- **REQUIRED TASK**
Pictures stay out of the copy. Please reproduce only the lines between the one holding "Write the matplotlib code for this chart." and the one holding "ax.text(i, v +", inclusive.

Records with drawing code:
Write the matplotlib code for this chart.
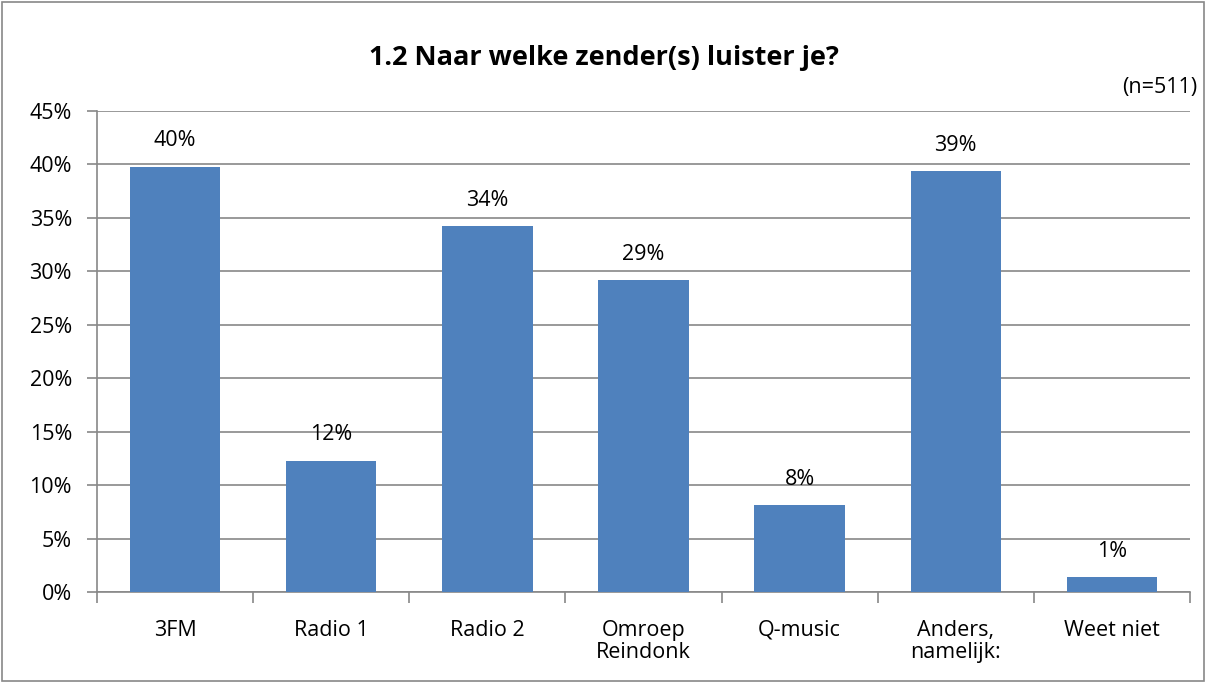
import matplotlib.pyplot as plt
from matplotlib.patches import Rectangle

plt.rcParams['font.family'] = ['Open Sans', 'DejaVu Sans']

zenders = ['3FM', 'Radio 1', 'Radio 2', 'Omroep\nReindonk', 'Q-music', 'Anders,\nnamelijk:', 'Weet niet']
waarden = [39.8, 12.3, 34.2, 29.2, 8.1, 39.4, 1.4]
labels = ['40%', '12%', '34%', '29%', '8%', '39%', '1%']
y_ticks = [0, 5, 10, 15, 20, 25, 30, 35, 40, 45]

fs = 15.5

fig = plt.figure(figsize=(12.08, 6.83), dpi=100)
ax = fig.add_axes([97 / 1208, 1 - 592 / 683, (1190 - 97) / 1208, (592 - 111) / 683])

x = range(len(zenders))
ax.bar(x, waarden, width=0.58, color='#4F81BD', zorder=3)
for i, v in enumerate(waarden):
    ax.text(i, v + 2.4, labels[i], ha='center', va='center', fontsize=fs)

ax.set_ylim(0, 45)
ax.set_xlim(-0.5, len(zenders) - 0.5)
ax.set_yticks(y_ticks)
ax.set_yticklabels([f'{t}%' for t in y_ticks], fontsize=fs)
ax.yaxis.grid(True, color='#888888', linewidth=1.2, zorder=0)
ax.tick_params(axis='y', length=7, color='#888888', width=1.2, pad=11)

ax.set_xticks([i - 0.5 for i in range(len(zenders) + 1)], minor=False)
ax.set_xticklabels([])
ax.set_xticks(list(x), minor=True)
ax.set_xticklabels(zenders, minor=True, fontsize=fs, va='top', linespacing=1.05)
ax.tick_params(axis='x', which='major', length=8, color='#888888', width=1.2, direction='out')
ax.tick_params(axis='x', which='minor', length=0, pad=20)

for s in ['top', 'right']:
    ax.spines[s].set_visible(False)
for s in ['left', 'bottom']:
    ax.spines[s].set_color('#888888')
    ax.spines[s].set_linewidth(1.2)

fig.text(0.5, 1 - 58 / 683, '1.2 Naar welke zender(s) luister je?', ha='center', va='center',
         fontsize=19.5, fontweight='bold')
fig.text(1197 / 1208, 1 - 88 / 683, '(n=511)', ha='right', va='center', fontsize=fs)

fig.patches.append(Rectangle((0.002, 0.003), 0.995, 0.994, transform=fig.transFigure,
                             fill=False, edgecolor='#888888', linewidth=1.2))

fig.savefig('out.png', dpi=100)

* * *

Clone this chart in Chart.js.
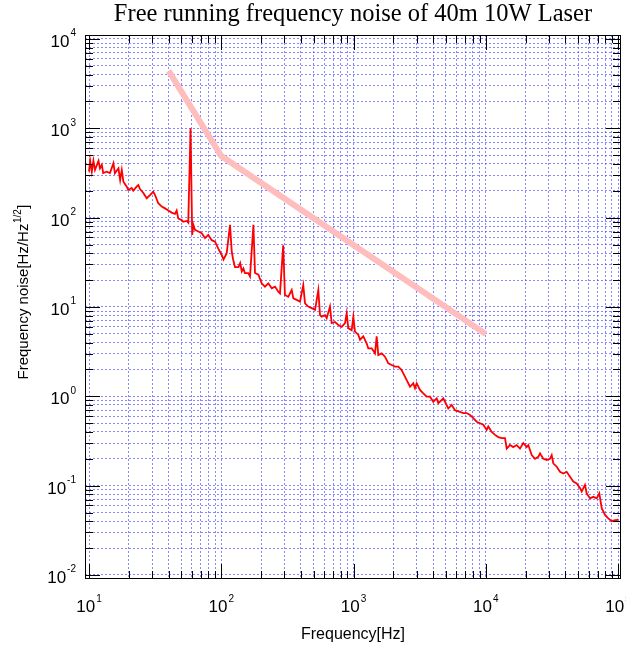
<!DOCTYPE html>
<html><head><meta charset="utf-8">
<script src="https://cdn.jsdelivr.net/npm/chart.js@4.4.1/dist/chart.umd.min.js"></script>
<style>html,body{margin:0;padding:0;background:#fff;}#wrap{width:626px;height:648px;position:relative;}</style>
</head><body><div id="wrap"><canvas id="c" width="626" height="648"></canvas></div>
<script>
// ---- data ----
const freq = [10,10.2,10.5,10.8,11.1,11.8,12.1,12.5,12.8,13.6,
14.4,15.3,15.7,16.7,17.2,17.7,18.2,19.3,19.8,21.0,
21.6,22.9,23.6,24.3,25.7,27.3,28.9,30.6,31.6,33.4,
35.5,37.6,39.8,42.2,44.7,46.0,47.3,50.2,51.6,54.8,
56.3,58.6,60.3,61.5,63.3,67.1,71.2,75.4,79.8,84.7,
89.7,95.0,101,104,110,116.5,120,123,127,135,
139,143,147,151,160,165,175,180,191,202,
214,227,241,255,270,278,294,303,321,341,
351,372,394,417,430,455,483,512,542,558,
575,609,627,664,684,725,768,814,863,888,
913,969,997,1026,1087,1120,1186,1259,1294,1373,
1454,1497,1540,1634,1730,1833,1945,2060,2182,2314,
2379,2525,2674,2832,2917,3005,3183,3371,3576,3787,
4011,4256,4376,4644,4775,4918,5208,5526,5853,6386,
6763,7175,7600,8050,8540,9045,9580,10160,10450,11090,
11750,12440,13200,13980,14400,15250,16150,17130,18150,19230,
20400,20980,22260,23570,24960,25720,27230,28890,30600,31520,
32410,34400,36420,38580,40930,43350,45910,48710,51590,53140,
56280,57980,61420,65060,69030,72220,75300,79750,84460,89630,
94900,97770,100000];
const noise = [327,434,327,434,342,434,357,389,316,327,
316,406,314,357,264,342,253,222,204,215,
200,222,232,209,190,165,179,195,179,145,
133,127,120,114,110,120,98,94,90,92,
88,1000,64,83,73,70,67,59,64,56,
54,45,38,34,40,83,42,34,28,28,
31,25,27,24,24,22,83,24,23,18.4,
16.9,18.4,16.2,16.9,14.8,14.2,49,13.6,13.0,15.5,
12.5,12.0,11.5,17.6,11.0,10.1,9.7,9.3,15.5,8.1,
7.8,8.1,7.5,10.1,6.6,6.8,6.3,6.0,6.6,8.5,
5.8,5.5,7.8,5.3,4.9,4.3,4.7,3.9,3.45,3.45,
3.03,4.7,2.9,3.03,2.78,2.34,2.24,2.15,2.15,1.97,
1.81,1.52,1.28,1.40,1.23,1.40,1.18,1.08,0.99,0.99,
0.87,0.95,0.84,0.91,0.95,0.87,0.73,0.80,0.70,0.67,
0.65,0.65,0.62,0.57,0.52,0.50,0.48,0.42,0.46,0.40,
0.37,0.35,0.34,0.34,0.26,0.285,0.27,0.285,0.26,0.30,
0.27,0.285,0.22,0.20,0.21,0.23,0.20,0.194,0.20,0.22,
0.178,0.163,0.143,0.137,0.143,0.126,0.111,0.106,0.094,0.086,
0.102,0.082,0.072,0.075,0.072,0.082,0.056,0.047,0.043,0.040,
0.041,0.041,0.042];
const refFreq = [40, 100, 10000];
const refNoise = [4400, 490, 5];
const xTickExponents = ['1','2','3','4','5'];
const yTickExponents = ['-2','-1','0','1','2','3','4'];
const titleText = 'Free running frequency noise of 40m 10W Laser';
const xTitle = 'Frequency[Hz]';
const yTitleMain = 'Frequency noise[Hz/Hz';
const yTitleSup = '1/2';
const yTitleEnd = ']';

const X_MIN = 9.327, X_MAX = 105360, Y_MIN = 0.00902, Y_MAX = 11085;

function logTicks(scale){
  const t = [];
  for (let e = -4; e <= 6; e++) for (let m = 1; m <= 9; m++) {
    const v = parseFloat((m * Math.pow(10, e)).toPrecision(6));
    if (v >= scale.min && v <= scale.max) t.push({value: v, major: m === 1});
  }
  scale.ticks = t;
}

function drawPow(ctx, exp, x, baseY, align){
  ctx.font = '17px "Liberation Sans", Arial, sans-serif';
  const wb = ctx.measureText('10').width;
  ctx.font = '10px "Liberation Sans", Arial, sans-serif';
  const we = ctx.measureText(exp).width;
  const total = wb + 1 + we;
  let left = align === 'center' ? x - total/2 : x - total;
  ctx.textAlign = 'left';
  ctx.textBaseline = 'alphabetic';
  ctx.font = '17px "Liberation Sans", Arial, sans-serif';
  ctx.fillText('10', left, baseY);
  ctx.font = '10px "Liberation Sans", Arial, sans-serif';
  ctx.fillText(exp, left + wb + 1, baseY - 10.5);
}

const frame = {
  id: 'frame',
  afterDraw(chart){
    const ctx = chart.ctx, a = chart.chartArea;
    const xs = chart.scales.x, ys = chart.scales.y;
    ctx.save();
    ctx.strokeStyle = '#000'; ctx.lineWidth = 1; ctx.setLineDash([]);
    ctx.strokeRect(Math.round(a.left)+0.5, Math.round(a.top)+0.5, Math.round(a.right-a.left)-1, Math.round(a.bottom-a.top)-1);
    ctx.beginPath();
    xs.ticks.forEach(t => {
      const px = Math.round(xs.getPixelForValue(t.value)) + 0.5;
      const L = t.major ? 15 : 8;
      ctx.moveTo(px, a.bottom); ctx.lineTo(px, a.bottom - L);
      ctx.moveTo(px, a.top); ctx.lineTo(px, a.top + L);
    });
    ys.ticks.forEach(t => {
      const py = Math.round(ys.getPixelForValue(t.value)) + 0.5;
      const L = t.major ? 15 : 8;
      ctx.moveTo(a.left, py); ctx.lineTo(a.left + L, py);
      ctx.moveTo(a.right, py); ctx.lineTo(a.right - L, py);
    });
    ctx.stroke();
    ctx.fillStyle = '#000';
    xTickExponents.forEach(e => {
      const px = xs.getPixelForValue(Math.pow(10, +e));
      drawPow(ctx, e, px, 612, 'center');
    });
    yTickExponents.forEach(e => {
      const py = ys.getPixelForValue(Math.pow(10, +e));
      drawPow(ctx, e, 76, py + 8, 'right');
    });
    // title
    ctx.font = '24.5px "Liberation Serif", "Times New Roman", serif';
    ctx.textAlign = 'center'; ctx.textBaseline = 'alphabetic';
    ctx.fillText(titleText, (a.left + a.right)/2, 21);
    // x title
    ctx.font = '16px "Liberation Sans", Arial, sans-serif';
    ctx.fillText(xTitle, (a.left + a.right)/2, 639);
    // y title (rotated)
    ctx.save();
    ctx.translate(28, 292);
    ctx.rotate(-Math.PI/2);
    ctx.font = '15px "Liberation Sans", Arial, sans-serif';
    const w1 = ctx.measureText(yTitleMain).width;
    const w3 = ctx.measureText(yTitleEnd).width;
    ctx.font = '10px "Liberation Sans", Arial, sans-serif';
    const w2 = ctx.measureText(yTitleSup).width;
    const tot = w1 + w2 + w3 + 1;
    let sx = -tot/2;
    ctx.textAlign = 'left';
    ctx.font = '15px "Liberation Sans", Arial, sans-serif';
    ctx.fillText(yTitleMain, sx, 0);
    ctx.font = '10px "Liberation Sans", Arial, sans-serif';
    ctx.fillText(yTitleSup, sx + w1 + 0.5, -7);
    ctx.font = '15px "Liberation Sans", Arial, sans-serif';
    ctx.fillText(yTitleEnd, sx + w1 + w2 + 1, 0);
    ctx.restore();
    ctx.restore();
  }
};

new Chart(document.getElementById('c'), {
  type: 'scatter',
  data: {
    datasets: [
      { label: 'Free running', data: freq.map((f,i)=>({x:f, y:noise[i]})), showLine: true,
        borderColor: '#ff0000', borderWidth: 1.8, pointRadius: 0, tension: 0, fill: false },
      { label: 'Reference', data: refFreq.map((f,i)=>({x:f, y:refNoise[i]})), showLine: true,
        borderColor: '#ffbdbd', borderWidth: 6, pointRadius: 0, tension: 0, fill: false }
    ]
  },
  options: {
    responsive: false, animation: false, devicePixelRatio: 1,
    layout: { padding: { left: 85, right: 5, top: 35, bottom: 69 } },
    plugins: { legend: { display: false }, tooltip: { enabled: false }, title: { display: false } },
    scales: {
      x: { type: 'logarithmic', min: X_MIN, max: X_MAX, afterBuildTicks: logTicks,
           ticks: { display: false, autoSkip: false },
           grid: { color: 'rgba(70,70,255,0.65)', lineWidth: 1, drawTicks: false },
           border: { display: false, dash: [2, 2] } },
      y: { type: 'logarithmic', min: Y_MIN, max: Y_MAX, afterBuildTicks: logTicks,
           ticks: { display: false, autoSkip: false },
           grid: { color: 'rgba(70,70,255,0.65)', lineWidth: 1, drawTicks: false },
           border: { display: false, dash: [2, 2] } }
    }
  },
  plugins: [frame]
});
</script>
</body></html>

--

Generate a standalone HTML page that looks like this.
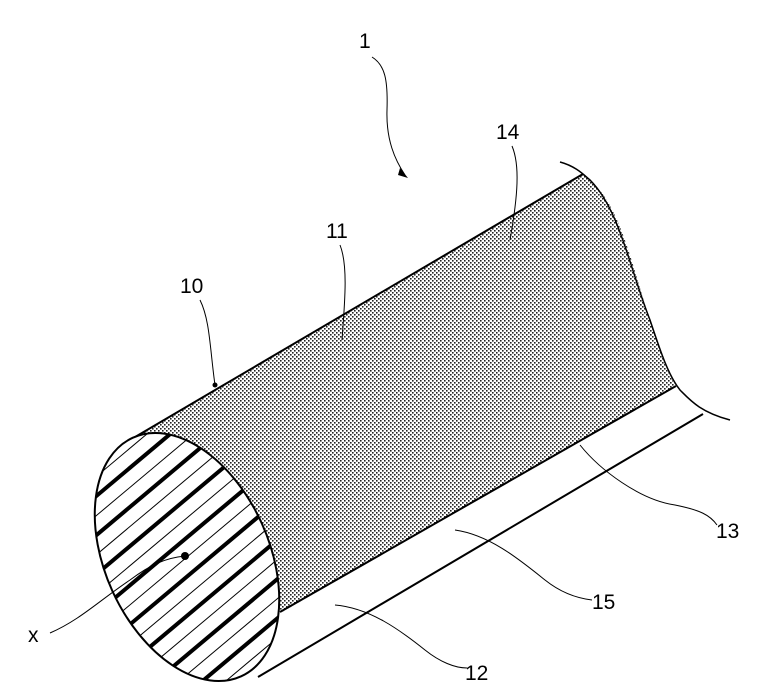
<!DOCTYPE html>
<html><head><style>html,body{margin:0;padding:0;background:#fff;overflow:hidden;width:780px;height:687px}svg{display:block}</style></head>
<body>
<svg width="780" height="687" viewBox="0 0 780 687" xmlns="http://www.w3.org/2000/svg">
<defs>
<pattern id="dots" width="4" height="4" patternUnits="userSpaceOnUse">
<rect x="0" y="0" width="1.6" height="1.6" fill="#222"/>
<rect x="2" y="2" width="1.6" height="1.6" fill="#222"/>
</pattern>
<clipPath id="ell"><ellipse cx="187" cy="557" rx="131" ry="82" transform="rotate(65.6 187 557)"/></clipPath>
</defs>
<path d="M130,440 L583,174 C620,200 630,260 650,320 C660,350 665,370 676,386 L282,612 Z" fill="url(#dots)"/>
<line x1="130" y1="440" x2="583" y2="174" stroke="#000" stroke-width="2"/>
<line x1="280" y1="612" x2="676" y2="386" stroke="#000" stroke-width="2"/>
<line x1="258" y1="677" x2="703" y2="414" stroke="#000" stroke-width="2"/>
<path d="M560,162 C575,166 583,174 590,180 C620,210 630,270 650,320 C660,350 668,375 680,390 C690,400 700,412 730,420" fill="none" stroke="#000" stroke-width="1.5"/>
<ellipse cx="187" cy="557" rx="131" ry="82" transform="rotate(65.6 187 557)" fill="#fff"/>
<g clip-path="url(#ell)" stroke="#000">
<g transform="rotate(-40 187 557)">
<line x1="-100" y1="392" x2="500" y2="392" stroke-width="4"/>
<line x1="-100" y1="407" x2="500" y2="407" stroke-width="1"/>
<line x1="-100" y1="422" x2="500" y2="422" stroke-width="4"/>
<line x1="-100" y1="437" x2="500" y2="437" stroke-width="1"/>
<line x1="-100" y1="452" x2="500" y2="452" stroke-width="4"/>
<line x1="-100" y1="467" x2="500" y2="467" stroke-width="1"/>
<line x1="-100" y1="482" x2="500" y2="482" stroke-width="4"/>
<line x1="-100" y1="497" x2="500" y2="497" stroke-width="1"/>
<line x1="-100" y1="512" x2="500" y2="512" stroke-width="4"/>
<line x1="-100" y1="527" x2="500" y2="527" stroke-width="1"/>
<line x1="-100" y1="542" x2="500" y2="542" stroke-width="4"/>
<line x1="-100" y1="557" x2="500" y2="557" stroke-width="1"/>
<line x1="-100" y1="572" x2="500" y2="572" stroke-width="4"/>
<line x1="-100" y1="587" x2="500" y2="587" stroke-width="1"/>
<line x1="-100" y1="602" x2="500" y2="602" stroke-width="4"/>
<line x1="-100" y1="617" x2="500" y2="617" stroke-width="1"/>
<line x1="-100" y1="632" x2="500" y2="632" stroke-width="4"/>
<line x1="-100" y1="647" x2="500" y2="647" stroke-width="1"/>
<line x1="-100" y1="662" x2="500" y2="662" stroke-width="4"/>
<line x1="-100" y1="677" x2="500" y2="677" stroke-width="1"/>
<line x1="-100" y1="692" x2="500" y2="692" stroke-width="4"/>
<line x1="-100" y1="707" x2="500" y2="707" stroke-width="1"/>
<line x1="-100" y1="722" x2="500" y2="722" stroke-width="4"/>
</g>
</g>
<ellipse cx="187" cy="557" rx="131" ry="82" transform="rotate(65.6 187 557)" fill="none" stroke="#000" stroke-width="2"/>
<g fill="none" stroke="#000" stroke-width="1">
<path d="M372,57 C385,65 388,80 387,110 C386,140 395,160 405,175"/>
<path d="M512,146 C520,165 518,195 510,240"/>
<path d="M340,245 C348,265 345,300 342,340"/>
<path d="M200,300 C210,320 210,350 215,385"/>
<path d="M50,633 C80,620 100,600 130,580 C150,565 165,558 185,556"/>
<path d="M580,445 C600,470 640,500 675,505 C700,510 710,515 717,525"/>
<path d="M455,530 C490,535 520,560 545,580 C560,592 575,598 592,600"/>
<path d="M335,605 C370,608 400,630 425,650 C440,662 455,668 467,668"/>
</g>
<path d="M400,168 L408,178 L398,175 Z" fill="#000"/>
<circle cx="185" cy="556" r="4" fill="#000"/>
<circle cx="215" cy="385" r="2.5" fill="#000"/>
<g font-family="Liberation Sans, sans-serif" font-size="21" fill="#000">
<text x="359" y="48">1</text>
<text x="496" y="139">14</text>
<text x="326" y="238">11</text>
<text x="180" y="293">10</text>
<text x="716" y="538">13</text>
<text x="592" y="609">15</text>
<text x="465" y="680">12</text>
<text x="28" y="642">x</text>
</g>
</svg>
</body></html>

- **ANSWER FOR THIS EXERCISE**
Write the matplotlib code for this chart.
import matplotlib.pyplot as plt
from matplotlib.patches import Rectangle

plt.rcParams['font.family'] = ['Open Sans', 'DejaVu Sans']

zenders = ['3FM', 'Radio 1', 'Radio 2', 'Omroep\nReindonk', 'Q-music', 'Anders,\nnamelijk:', 'Weet niet']
waarden = [39.8, 12.3, 34.2, 29.2, 8.1, 39.4, 1.4]
labels = ['40%', '12%', '34%', '29%', '8%', '39%', '1%']
y_ticks = [0, 5, 10, 15, 20, 25, 30, 35, 40, 45]

fs = 15.5

fig = plt.figure(figsize=(12.08, 6.83), dpi=100)
ax = fig.add_axes([97 / 1208, 1 - 592 / 683, (1190 - 97) / 1208, (592 - 111) / 683])

x = range(len(zenders))
ax.bar(x, waarden, width=0.58, color='#4F81BD', zorder=3)
for i, v in enumerate(waarden):
    ax.text(i, v + 2.4, labels[i], ha='center', va='center', fontsize=fs)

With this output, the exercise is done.